Narbonne (France) : Un palais romain enfoui par un manque de décision

 

Un palais romain enfoui par un manque de décision

Source - http://www.lindependant.fr/2011/09/05/ce-palais-romain-enfoui-par-un-manque-de-decision-d-un-sondage-obligatoire-a-une-campagne-de-fouille-enterree,58016.php 

 

"Narbonne serait une nouvelle Pompéi si l'on fouillait ses bains, ses arènes et ses amphithéâtres…" a noté l'écrivain français Charles Nodier (1835). Depuis le XIXe siècle, les archéologues ont patiemment reconstitué la ville dormant sous nos pieds. Chaque chantier est une hantise pour les entrepreneurs, tant le sous-sol révèle ses richesses à quelques mètres à peine. On sait que, face au Palais de Justice, surgira bientôt de terre une résidence. Derrière la palissade, les ouvriers s'activent pour respecter le calendrier, mis à mal par des années de retard. Pour la société narbonnaise SM, la crise a ralenti l'activité et a freiné les velléités dans le domaine immobilier. Mais il n'y a pas que cela.

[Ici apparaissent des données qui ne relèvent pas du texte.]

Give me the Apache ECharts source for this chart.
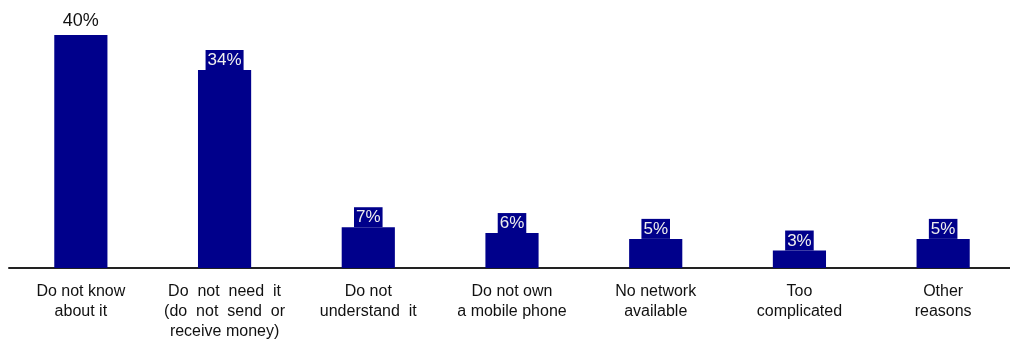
<!DOCTYPE html>
<html>
<head>
<meta charset="utf-8">
<script src="https://cdn.jsdelivr.net/npm/echarts@6/dist/echarts.min.js"></script>
<style>
  html, body { margin: 0; padding: 0; background: #fff; }
  #chart { width: 1010px; height: 341px; }
</style>
</head>
<body>
<div id="chart"></div>
<script>
// reasons for not using the service
var categories = [
  'Do not know\nabout it',
  'Do  not  need  it\n(do  not  send  or\nreceive money)',
  'Do not\nunderstand  it',
  'Do not own\na mobile phone',
  'No network\navailable',
  'Too\ncomplicated',
  'Other\nreasons'
];
var percentValues = [40, 34, 7, 6, 5, 3, 5];

var barColor = '#00008B';
var myChart = echarts.init(document.getElementById('chart'));

// first bar's label is plain black text, the others sit in a navy box
var seriesData = [];
for (var i = 0; i < percentValues.length; i++) {
  var item = { value: percentValues[i] };
  if (i === 0) {
    item.label = {
      color: '#111',
      backgroundColor: 'transparent',
      fontSize: 18,
      distance: 4
    };
  }
  seriesData.push(item);
}

var option = {
  animation: false,
  grid: {
    left: 9,
    width: 1006,
    top: 35,
    bottom: 73,
    outerBoundsMode: 'none'
  },
  xAxis: {
    type: 'category',
    data: categories,
    axisLine: { show: true, lineStyle: { color: '#222', width: 2 } },
    axisTick: { show: false },
    axisLabel: {
      interval: 0,
      margin: 14,
      color: '#111',
      fontSize: 16,
      lineHeight: 20,
      fontFamily: 'Liberation Sans, Arial, sans-serif'
    }
  },
  yAxis: {
    type: 'value',
    min: 0,
    max: 40,
    show: false,
    splitLine: { show: false }
  },
  series: [
    {
      name: 'reasons',
      type: 'bar',
      barWidth: '37%',
      itemStyle: { color: barColor },
      label: {
        show: true,
        position: 'top',
        distance: 0,
        formatter: '{c}%',
        color: '#eee',
        backgroundColor: barColor,
        padding: [2, 2, 1, 2],
        fontSize: 17,
        fontFamily: 'Liberation Sans, Arial, sans-serif'
      },
      data: seriesData
    }
  ]
};

myChart.setOption(option);
</script>
</body>
</html>
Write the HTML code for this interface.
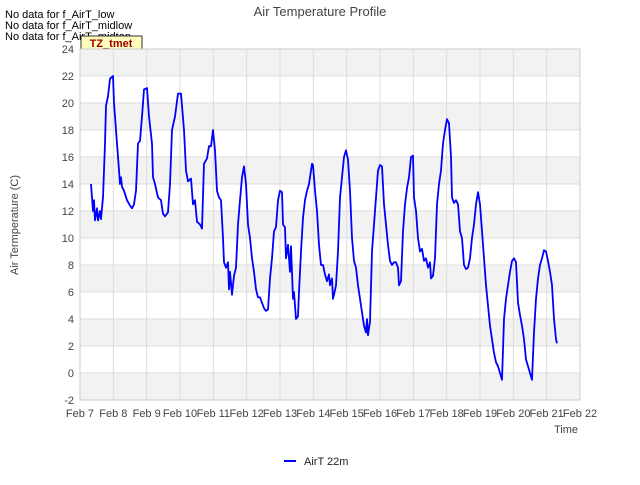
<!DOCTYPE html>
<html><head><meta charset="utf-8"><style>
body{margin:0;background:#fff;font-family:"Liberation Sans",sans-serif}
svg text{font-family:"Liberation Sans",sans-serif}
</style></head><body>
<svg id="chart" width="640" height="480">
<text x="320" y="16" text-anchor="middle" font-size="13" fill="#444">Air Temperature Profile</text>
<text x="5" y="18" font-size="11" fill="#000">No data for f_AirT_low</text>
<text x="5" y="29" font-size="11" fill="#000">No data for f_AirT_midlow</text>
<text x="5" y="40" font-size="11" fill="#000">No data for f_AirT_midtop</text>
<rect x="81" y="36" width="61" height="14" fill="#ffffc0" stroke="#000" stroke-width="0.8"/>
<text x="111" y="47" text-anchor="middle" font-size="11" font-weight="bold" fill="#a00000">TZ_tmet</text>
<g id="grid"></g>
<g id="plot"></g>
<text x="18" y="225" font-size="11" fill="#444" text-anchor="middle" transform="rotate(-90 18 225)">Air Termperature (C)</text>
<text x="578" y="433" font-size="11" fill="#444" text-anchor="end">Time</text>
<line x1="284" y1="461" x2="296" y2="461" stroke="#0000ff" stroke-width="2"/>
<text x="304" y="465" font-size="11" fill="#222">AirT 22m</text>
</svg>
<script>
const yTicks=[-2,0,2,4,6,8,10,12,14,16,18,20,22,24];
const xTickLabels=["Feb 7","Feb 8","Feb 9","Feb 10","Feb 11","Feb 12","Feb 13","Feb 14","Feb 15","Feb 16","Feb 17","Feb 18","Feb 19","Feb 20","Feb 21","Feb 22"];
const times=[.33,.39,.42,.45,.51,.54,.60,.63,.69,.75,.78,.84,.90,.99,1.02,1.08,1.14,1.20,1.23,1.26,1.32,1.41,1.50,1.56,1.62,1.68,1.74,1.80,1.86,1.92,2.01,2.07,2.16,2.19,2.25,2.34,2.43,2.49,2.55,2.64,2.70,2.76,2.85,2.94,3.03,3.12,3.18,3.24,3.33,3.39,3.45,3.51,3.60,3.66,3.72,3.81,3.87,3.93,3.99,4.05,4.11,4.17,4.23,4.29,4.32,4.38,4.44,4.47,4.50,4.56,4.62,4.68,4.74,4.80,4.86,4.92,4.98,5.04,5.10,5.16,5.22,5.28,5.34,5.40,5.46,5.52,5.58,5.64,5.70,5.76,5.82,5.88,5.94,6.00,6.06,6.09,6.15,6.18,6.24,6.30,6.33,6.39,6.42,6.48,6.54,6.57,6.63,6.69,6.75,6.81,6.87,6.96,6.99,7.05,7.11,7.17,7.23,7.29,7.35,7.41,7.47,7.50,7.56,7.59,7.62,7.68,7.74,7.80,7.86,7.92,7.98,8.04,8.10,8.16,8.22,8.28,8.34,8.40,8.46,8.52,8.58,8.61,8.64,8.70,8.76,8.82,8.88,8.94,9.00,9.06,9.12,9.18,9.24,9.30,9.36,9.42,9.48,9.54,9.57,9.63,9.69,9.75,9.81,9.87,9.93,9.99,10.02,10.08,10.14,10.20,10.26,10.32,10.38,10.44,10.50,10.53,10.59,10.65,10.71,10.77,10.83,10.89,10.95,11.01,11.07,11.13,11.16,11.22,11.28,11.34,11.40,11.46,11.52,11.58,11.64,11.70,11.76,11.82,11.88,11.94,12.00,12.06,12.12,12.18,12.24,12.30,12.36,12.42,12.48,12.54,12.60,12.66,12.72,12.78,12.84,12.90,12.96,13.02,13.08,13.14,13.20,13.26,13.32,13.38,13.44,13.50,13.56,13.62,13.68,13.74,13.80,13.86,13.92,13.98,14.04,14.10,14.16,14.22,14.28,14.31];
const airT22=[14.0,12.0,12.8,11.3,12.2,11.3,12.0,11.4,13.0,17,19.8,20.5,21.8,22,20,18,16,14,14.5,13.8,13.5,12.8,12.4,12.2,12.5,13.5,17,17.2,19,21,21.1,19,17,14.5,14,13,12.8,11.8,11.6,11.9,14,18,19,20.7,20.7,18,15,14.2,14.4,12.5,12.8,11.2,11,10.7,15.5,15.9,16.8,16.8,18.0,16.5,13.5,13,12.8,10,8.2,7.8,8.2,6.2,7.5,5.8,7.2,7.8,11,12.8,14.5,15.3,14,11,10,8.5,7.5,6.2,5.6,5.6,5.2,4.8,4.6,4.7,7,8.5,10.5,10.8,12.8,13.5,13.4,11,10.8,8.5,9.5,7.5,9.4,5.5,6,4.0,4.2,6,9,11.5,12.8,13.5,14,15.5,15.4,13.5,12,9.5,8,8,7.3,6.8,7.3,6.5,7,5.5,5.8,6.5,9,13,14.5,16.0,16.5,15.8,13.5,10,8.3,7.8,6.5,5.5,4.5,3.5,3.0,4,2.8,3.8,9,11,13,15,15.4,15.3,12.5,11,9.5,8.3,8,8.2,8.2,7.8,6.5,6.8,10.5,12.5,13.7,14.5,16,16.1,13,12,10,9,9.2,8.3,8.5,7.8,8.2,7,7.2,8.5,12.5,14,15,17,18,18.8,18.5,16,13,12.6,12.8,12.5,10.5,10,8,7.7,7.8,8.5,10,11,12.5,13.4,12.5,10.5,8.5,6.5,5,3.5,2.5,1.5,0.8,0.5,0,-0.5,4,5.5,6.5,7.5,8.3,8.5,8.2,5.2,4.3,3.5,2.5,1,0.5,0,-0.5,3,5.5,7,8,8.5,9.1,9,8.3,7.5,6.5,4,2.5,2.2];
const L=80,R=580,T=49,B=400,yMin=-2,yMax=24,xMax=15;
const sx=d=>L+d*(R-L)/xMax;
const sy=v=>B-(v-yMin)*(B-T)/(yMax-yMin);
const NS="http://www.w3.org/2000/svg";
const grid=document.getElementById('grid'),plot=document.getElementById('plot');
function mk(tag,attrs,parent){const e=document.createElementNS(NS,tag);for(const k in attrs)e.setAttribute(k,attrs[k]);parent.appendChild(e);return e;}
for(let i=0;i<yTicks.length-1;i++){
  if(i%2==0){const r=mk('rect',{x:L,y:sy(yTicks[i+1]),width:R-L,height:sy(yTicks[i])-sy(yTicks[i+1]),fill:'#f2f2f2'},grid);
  
  }
}
yTicks.forEach(v=>{
  const l=mk('line',{x1:L,x2:R,y1:sy(v),y2:sy(v),stroke:'#dcdcdc','stroke-width':1},grid);
  
  
  const t=mk('text',{x:L-6,y:sy(v)+4,'text-anchor':'end','font-size':11,fill:'#444'},grid);
  t.textContent=v;
  
  
});
xTickLabels.forEach((s,i)=>{
  const l=mk('line',{x1:sx(i),x2:sx(i),y1:T,y2:B,stroke:'#dcdcdc','stroke-width':1},grid);
  
  
  const t=mk('text',{x:sx(i),y:B+17,'text-anchor':'middle','font-size':11,fill:'#444'},grid);
  t.textContent=s;
  
  
});
const ax=mk('rect',{x:L,y:T,width:R-L,height:B-T,fill:'none',stroke:'#ccc'},grid);


const pts=times.map((d,i)=>sx(d).toFixed(1)+','+sy(airT22[i]).toFixed(1)).join(' ');
const line=mk('polyline',{points:pts,fill:'none',stroke:'#0000ff','stroke-width':1.8,'stroke-linejoin':'round'},plot);


</script>
</body></html>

Car, outre le rempart qui ceinturait la ville, les fouilles archéologiques ont mis au jour des vestiges d'une exceptionnelle richesse. Si beaux qu'ils témoignent d'un passé plus important qu'une demeure, aussi luxueuse fut-elle. On situe là l'emplacement d'un palais, édifié au Ier siècle avant notre ère. À 5 mètres sous terre, un sondage a été réalisé en 2006. Il fut très limité : 3 m sur 1,50 m. Mais il a révélé des enduits peints de très grande qualité, des céramiques, des tubulures en terre cuite.

 

Un enduit peint d'une exceptionnelle beauté enfoui dans le sol

Parmi les enduits peints, ce masque (photo) a conservé son aspect tragique, comme si, en l'exhumant, la figure restait figée de stupeur. La pupille noire de l'oeil est cernée d'un trait blanc, et la paupière est noire comme la bouche et la narine. Le pigment utilisé, le rouge cinabre, est l'un des plus coûteux : importé d'Italie, il était réservé aux ornements des salles d'apparat des très riches demeures de l'Empire. Des enduits peints dont on ne trouve l'équivalent qu'à Rome et Pompéi. Deux chapiteaux corinthiens richement décorés qui devaient couronner des pilastres ont été remontés. À partir d'autres fragments, les archéologues ont reconstitué deux colonnes cannelées surmontées d'un chapiteau corinthien décoré de feuilles d'acanthe et d'un fronton triangulaire à rampants concaves jaune orangé et brun.

Qui était donc le riche propriétaire de ce palais ? Nul doute qu'un notable très fortuné a vécu là, car il n'avait pas lésiné sur les moyens et fait venir d'Italie, jusqu'à Narbo Martius, une équipe de peintres vers le milieu du Ier siècle avant Jésus-Christ. Les archéologues n'ont pas eu l'opportunité de pousser plus loin les recherches qu'un simple sondage, en dépit du caractère exceptionnel des vestiges. Dans le jeu de cartes de notre siècle, l'économie vaut un as et coiffe l'archéologie, qui a tout juste valeur d'un 5... On ne peut que rêver, en foulant le trottoir face au Palais de Justice, au prestige de Narbo Martius, dont la splendeur dès sa fondation en 118 avant J-C a diffusé la romanité en Gaule... et regretter ainsi que l'on foule aujourd'hui avec mépris cette fille de Rome.